Saturday 5 March 2011

A Flash of Success, and Motivation: The Missing Ingredient

Yesterday, after a week of loitering nervously around the Brighton C.o.W. website, I discovered that my story, The Deconstructed Woman, was one of the winning entries of their Winter 2010 Flash Fiction Competition. I'm very pleased about this - mainly because it's so short (a word count limit in this case of 250), which is something I'm concentrating on at the moment, and because they had "a great many entries", so I must have got something right for my story to stand out.

I don't know if they plan to publish the stories on the website - if not, I'll probably put it on here. What might be interesting is to post the first draft as well, which I workshopped over at Chapter 79. What's great about online peer-review sites is that they're a great way to gauge reaction to your work (plus, I strongly believe that you learn just as much critiquing somebody else's work as you do from getting your own stuff reviewed).

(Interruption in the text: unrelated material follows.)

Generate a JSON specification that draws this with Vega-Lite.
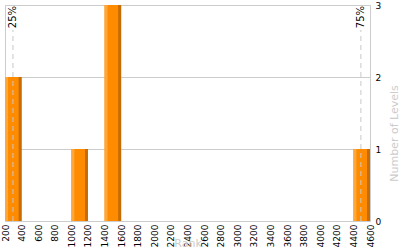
{
  "$schema": "https://vega.github.io/schema/vega-lite/v6.json",
  "width": 365,
  "height": 216,
  "autosize": "none",
  "padding": {"left": 5, "top": 5, "right": 30, "bottom": 29},
  "config": {
    "view": {"stroke": "#cccccc", "strokeWidth": 1},
    "font": "DejaVu Sans",
    "axisX": {"labelOverlap": false, "labelFlush": false, "labelBound": false}
  },
  "datasets": {
    "bins": [
      {"start": 200, "end": 400, "count": 2},
      {"start": 1000, "end": 1200, "count": 1},
      {"start": 1400, "end": 1600, "count": 3},
      {"start": 4400, "end": 4600, "count": 1}
    ],
    "pct": [
      {"label": "25%", "value": 296},
      {"label": "75%", "value": 4490}
    ]
  },
  "encoding": {
    "x": {
      "type": "quantitative",
      "scale": {"domain": [200, 4600], "nice": false, "zero": false},
      "axis": {
        "values": [200,400,600,800,1000,1200,1400,1600,1800,2000,2200,2400,2600,2800,3000,3200,3400,3600,3800,4000,4200,4400,4600],
        "format": "d",
        "grid": false, "ticks": false, "domain": false,
        "labelAngle": 270, "labelAlign": "right", "labelBaseline": "middle",
        "labelPadding": 3, "labelFontSize": 9, "labelColor": "#000000",
        "labelOverlap": false, "labelFlush": false,
        "title": "Rank", "titleColor": "#cccccc", "titleFontSize": 11,
        "titleFontWeight": "normal", "titleY": 22, "titleBaseline": "middle"
      }
    }
  },
  "layer": [
    {
      "data": {"name": "bins"},
      "mark": {"type": "bar", "color": "#ff8c00"},
      "encoding": {
        "x": {"field": "start", "type": "quantitative"},
        "x2": {"field": "end"},
        "y": {
          "field": "count", "type": "quantitative",
          "scale": {"domain": [0, 3], "nice": false},
          "axis": {
            "orient": "right", "values": [0, 1, 2, 3], "format": "d",
            "grid": true, "gridColor": "#cccccc", "ticks": false, "domain": false,
            "labelPadding": 5, "labelFontSize": 9, "labelColor": "#000000",
            "title": "Number of Levels", "titleColor": "#cccccc", "titleFontSize": 11,
            "titleFontWeight": "normal", "titleAngle": 270, "titleX": 24, "titleY": 128,
            "titleBaseline": "middle", "titleAlign": "center"
          }
        },
        "y2": {"datum": 0}
      }
    },
    {
      "data": {"name": "bins"},
      "mark": {"type": "bar", "color": "#ffa73a", "x2Offset": 3},
      "encoding": {
        "x": {"field": "start", "type": "quantitative"},
        "x2": {"field": "start"},
        "y": {"field": "count", "type": "quantitative"},
        "y2": {"datum": 0}
      }
    },
    {
      "data": {"name": "bins"},
      "mark": {"type": "bar", "color": "#c86c00", "xOffset": -3},
      "encoding": {
        "x": {"field": "end", "type": "quantitative"},
        "x2": {"field": "end"},
        "y": {"field": "count", "type": "quantitative"},
        "y2": {"datum": 0}
      }
    },
    {
      "data": {"name": "pct"},
      "mark": {"type": "rule", "color": "#c8c8c8", "strokeDash": [5, 4], "y2Offset": 25},
      "encoding": {
        "x": {"field": "value", "type": "quantitative"},
        "y": {"datum": 0},
        "y2": {"datum": 3}
      }
    },
    {
      "data": {"name": "pct"},
      "mark": {"type": "text", "angle": 270, "align": "right", "baseline": "middle", "fontSize": 10, "color": "#000000", "yOffset": 1},
      "encoding": {
        "x": {"field": "value", "type": "quantitative"},
        "y": {"datum": 3},
        "text": {"field": "label"}
      }
    }
  ]
}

The first draft of The Deconstructed Woman, which at that point was entitled somewhat inelegantly as The Unreconstructed Woman, was generally well-received. People liked the concept, and they thought the style worked. Two or three readers commented they thought it lacked something, which confirmed my own concerns that the piece wasn't complete.

After about a week, I came back to it with a more detached view. Most writers will agree it's almost impossible to do this when you've just finished a piece. If you're anything like me, from the instant you hit that last full stop, you're convinced it's the finest writing the world has ever seen. Until you re-read it, that is, and cringe at the discovery that you've written such dismal and appalling guff. The process of re-writing is trying to reconcile these opposing viewpoints, and one of the most important skills is to dismantle the story and look at it in terms of its component parts.

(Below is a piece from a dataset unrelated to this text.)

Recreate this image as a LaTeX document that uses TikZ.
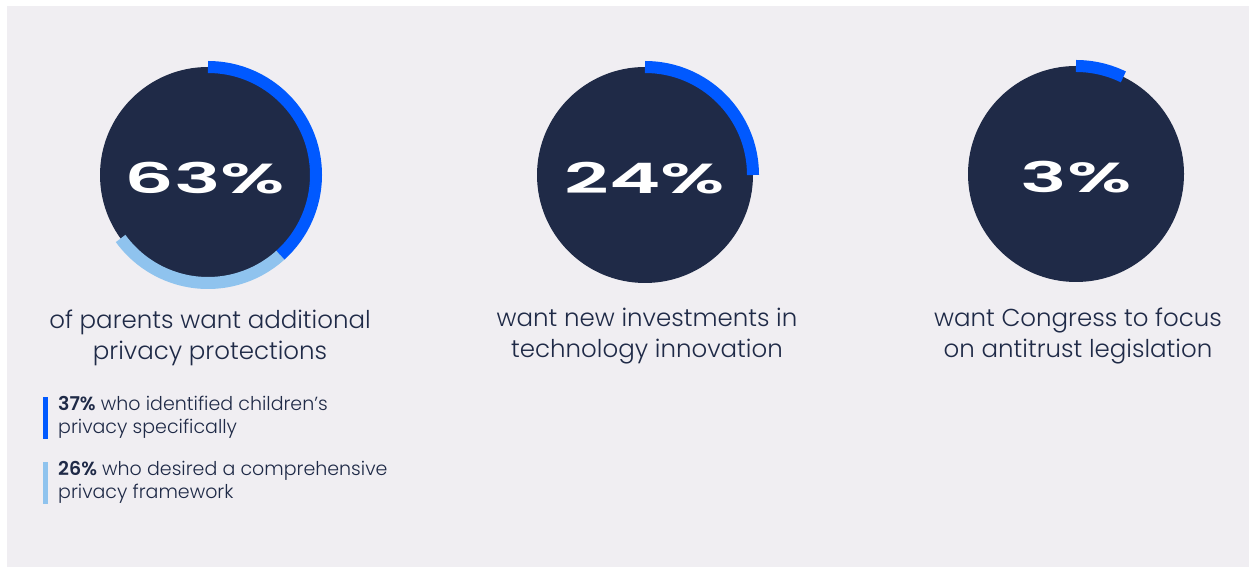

I looked at what was there: a plot, a protagonist, an antagonist, a turning point, a satisfying conclusion. Yep, all those were present and correct. Then it hit me - the central character wasn't sufficiently motivated for her actions to make sense. This is something of a schoolboy error, and I think I'd let myself get carried away with some of the other story elements to notice at first. Essentially, mine was one of those novice-writer mistakes where a character suddenly gets fed up with the way their life is going and makes a drastic change. In real life, people sometimes do just reach breaking point and 'snap', but in fiction you're probably best off having a trigger event - no matter how small - a straw, if you like, to break that camel's back. Particularly in flash fiction, where you don't have the luxury of showing the stresses/demands/problems piling up for your hapless character.

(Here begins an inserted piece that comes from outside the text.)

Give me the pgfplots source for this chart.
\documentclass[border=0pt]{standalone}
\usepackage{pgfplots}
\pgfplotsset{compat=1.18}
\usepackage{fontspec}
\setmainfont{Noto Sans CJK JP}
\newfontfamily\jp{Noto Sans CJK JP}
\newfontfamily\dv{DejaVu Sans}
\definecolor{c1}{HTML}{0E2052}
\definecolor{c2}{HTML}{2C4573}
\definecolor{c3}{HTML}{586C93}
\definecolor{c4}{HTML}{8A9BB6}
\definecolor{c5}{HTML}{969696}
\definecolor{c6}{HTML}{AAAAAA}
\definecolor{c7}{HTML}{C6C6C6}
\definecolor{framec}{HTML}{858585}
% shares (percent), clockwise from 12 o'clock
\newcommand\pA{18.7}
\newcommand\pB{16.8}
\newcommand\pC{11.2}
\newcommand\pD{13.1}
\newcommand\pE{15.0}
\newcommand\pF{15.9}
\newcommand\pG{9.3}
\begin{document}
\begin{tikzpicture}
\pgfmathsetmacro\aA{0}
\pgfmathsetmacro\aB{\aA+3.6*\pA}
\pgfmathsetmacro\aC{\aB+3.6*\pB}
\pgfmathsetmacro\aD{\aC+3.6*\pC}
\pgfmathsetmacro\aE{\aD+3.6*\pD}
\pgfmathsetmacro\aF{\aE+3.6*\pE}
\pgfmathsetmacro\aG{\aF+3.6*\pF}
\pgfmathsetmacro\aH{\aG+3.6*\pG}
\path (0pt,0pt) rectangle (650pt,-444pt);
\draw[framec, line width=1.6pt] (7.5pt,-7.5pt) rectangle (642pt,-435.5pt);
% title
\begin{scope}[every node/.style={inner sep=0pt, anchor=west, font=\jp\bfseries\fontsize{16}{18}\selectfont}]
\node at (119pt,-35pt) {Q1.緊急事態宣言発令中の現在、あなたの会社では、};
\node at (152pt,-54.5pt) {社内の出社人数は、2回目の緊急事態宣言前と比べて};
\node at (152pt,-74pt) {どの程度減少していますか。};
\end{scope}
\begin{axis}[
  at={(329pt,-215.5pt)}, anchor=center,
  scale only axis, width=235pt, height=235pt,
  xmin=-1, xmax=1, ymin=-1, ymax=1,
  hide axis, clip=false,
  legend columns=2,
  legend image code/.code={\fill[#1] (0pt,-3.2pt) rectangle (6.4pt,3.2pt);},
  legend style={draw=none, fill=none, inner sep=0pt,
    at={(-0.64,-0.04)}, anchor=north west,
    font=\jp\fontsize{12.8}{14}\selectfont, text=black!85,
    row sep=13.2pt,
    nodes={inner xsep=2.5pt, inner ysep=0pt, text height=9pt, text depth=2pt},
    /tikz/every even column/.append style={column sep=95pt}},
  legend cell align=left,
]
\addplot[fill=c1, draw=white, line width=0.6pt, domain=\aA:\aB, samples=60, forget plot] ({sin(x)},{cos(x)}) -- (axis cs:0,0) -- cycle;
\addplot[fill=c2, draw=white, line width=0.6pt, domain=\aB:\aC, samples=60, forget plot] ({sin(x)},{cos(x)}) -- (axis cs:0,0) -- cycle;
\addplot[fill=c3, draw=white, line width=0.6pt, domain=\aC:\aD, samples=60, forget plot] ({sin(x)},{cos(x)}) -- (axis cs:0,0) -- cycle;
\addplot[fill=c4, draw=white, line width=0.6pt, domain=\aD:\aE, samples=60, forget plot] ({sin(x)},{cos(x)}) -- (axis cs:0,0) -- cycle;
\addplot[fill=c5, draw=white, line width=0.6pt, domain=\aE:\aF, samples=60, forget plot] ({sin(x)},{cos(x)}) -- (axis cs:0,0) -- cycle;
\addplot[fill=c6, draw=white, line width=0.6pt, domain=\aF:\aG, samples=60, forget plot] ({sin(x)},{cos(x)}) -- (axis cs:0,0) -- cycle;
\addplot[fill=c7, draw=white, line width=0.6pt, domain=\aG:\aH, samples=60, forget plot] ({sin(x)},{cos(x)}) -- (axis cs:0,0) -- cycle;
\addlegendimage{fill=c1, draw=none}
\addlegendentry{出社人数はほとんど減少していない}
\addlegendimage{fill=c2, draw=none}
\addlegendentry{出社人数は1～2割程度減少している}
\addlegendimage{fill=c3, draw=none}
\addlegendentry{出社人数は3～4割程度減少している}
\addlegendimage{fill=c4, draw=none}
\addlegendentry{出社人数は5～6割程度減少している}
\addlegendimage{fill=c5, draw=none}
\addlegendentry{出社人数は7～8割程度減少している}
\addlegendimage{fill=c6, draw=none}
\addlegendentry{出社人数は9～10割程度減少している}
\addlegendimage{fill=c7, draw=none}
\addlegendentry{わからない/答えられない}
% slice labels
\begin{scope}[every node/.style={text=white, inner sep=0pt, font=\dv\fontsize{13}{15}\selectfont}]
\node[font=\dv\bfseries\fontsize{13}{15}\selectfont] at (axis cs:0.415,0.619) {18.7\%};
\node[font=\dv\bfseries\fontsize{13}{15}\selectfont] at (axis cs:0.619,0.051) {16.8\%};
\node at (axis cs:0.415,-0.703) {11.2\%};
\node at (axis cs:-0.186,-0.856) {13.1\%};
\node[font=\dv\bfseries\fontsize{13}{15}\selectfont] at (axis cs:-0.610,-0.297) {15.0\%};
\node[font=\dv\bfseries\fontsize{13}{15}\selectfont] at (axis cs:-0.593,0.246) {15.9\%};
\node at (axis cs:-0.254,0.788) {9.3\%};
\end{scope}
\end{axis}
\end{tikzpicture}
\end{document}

So I went back to my story and thought, Why would this character react so strongly to her circumstances, when the day before she was prepared to put up with them? What might have changed? What, in this case, had she discovered about her marriage, about the things her husband expected of her?

Once I'd started thinking along those lines, I knew exactly what the story needed. My character's motivation slotted neatly into the story - and, almost as a side-effect, so did that of her husband, the villain of the piece. In fact, her motivation relied on his - her reaction to what he was trying to do made her actions understandable and appropriate. After I'd re-jigged the story (that 250 word limit called for some judicious word-pruning), it immediately seemed fully complete, the internal logic worked, it made sense. And, it seems, the judges agreed.

So, character motivation - ignore it at your peril!

1 comment:

Dan Purdue said...

That was quick, Nik! Thank you very much.